Request >> Everything from the first line of the data through the line with "const yTicks = [0, 500, 1000, 1500, 2000, 2500];" is to be echoed exactly, minus the pictures.

Given data >>
● ● ● ●
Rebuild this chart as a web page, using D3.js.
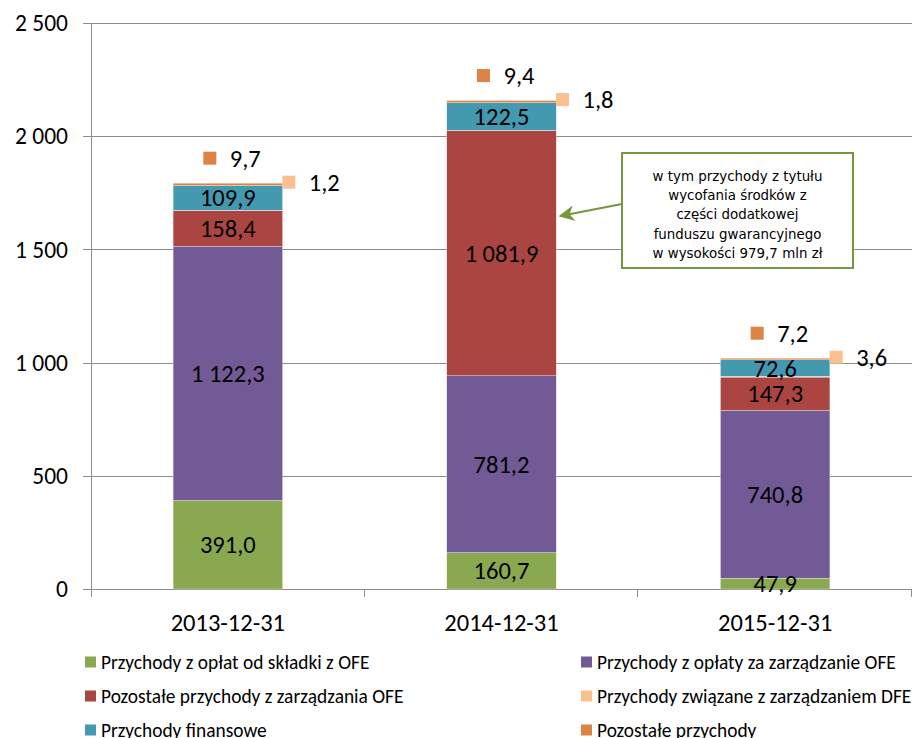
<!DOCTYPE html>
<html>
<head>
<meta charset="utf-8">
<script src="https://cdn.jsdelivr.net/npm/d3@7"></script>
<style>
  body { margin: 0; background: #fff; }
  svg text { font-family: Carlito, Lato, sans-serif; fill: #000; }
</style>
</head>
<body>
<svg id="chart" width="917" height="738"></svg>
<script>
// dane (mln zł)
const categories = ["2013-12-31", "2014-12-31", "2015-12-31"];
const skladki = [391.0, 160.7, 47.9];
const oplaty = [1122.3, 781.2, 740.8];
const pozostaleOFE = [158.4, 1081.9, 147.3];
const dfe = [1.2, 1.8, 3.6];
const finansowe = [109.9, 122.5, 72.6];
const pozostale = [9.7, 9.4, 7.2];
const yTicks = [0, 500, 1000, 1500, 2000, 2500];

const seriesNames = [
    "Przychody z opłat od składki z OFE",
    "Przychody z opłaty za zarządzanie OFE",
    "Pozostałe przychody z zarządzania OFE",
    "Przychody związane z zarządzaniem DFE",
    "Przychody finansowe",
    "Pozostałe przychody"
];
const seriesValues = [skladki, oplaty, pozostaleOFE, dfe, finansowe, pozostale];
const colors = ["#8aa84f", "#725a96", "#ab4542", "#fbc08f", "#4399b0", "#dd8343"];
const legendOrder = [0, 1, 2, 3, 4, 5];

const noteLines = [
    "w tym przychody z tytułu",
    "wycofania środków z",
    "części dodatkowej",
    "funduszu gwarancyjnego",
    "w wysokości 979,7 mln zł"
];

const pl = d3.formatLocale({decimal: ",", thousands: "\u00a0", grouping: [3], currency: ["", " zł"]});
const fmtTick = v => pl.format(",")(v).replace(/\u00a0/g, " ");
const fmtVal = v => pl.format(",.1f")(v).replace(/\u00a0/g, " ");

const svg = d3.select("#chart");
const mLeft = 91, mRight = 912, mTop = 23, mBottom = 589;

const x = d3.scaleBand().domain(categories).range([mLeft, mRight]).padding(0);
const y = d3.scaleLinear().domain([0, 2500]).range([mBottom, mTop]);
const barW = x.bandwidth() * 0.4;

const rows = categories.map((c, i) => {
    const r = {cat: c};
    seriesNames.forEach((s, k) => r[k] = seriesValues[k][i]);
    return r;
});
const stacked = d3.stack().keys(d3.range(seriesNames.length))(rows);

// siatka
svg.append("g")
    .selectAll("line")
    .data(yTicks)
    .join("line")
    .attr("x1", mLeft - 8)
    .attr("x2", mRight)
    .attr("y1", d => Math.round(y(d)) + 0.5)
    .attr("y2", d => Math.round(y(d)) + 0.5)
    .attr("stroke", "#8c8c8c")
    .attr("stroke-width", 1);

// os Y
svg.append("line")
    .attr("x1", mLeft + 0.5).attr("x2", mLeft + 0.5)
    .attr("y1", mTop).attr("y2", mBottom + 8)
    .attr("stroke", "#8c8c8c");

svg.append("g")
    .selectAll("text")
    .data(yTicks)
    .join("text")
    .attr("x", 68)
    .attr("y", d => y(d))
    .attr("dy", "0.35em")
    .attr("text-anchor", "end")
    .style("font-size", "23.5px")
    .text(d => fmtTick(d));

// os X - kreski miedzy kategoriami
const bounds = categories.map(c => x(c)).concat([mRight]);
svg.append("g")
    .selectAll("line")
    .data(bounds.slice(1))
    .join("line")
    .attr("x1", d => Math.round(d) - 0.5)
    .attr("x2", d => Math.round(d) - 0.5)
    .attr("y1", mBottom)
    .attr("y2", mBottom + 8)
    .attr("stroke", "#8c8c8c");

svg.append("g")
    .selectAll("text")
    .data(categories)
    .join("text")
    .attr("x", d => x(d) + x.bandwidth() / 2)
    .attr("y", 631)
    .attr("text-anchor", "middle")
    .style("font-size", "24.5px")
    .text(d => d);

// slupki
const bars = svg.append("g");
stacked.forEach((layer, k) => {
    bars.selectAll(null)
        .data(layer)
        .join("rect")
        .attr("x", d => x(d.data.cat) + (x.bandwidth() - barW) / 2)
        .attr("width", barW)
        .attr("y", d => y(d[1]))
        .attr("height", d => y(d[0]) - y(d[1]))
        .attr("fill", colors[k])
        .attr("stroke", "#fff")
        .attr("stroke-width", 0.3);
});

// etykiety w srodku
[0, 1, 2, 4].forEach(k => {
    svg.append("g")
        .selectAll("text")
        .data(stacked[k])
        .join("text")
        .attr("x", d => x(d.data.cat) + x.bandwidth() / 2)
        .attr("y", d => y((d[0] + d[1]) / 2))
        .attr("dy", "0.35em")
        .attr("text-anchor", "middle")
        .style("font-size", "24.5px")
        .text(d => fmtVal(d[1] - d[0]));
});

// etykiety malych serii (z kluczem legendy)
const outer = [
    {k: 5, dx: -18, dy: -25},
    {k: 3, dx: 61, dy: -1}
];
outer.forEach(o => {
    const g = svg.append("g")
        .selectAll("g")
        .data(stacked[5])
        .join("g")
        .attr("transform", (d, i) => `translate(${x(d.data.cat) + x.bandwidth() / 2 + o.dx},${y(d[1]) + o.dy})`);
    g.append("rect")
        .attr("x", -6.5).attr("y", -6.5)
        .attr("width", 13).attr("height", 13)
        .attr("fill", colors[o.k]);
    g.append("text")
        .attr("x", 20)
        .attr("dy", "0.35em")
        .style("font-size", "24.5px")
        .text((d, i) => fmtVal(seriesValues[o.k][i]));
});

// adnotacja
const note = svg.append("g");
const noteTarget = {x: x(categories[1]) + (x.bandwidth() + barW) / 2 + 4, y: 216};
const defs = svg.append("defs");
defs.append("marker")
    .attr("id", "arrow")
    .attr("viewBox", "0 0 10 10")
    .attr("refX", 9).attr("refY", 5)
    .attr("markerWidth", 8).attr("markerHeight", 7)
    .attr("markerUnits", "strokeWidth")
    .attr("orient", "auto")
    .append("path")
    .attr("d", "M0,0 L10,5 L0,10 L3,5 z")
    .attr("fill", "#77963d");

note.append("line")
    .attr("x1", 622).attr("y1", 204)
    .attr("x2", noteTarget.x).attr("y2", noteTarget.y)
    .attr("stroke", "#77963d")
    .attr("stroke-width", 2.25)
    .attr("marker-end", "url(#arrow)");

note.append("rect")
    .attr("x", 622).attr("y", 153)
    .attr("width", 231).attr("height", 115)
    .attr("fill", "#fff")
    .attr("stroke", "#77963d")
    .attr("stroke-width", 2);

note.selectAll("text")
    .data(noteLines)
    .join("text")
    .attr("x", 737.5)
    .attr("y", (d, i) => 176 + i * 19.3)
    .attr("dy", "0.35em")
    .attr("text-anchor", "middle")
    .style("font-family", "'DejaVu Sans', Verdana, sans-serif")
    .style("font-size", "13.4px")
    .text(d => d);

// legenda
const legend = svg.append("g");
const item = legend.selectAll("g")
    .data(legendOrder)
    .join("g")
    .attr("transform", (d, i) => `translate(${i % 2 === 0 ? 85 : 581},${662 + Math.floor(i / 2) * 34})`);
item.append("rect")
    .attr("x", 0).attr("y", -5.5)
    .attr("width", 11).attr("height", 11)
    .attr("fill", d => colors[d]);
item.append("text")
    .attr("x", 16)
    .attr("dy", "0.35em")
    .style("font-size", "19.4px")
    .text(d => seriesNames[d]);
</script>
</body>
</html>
● ● ● ●
The result >>
Rebuild this chart as a web page, using D3.js.
<!DOCTYPE html>
<html>
<head>
<meta charset="utf-8">
<script src="https://cdn.jsdelivr.net/npm/d3@7"></script>
<style>
  body { margin: 0; background: #fff; }
  svg text { font-family: Carlito, Lato, sans-serif; fill: #000; }
</style>
</head>
<body>
<svg id="chart" width="917" height="738"></svg>
<script>
// dane (mln zł)
const categories = ["2013-12-31", "2014-12-31", "2015-12-31"];
const skladki = [391.0, 160.7, 47.9];
const oplaty = [1122.3, 781.2, 740.8];
const pozostaleOFE = [158.4, 1081.9, 147.3];
const dfe = [1.2, 1.8, 3.6];
const finansowe = [109.9, 122.5, 72.6];
const pozostale = [9.7, 9.4, 7.2];
const yTicks = [0, 500, 1000, 1500, 2000, 2500];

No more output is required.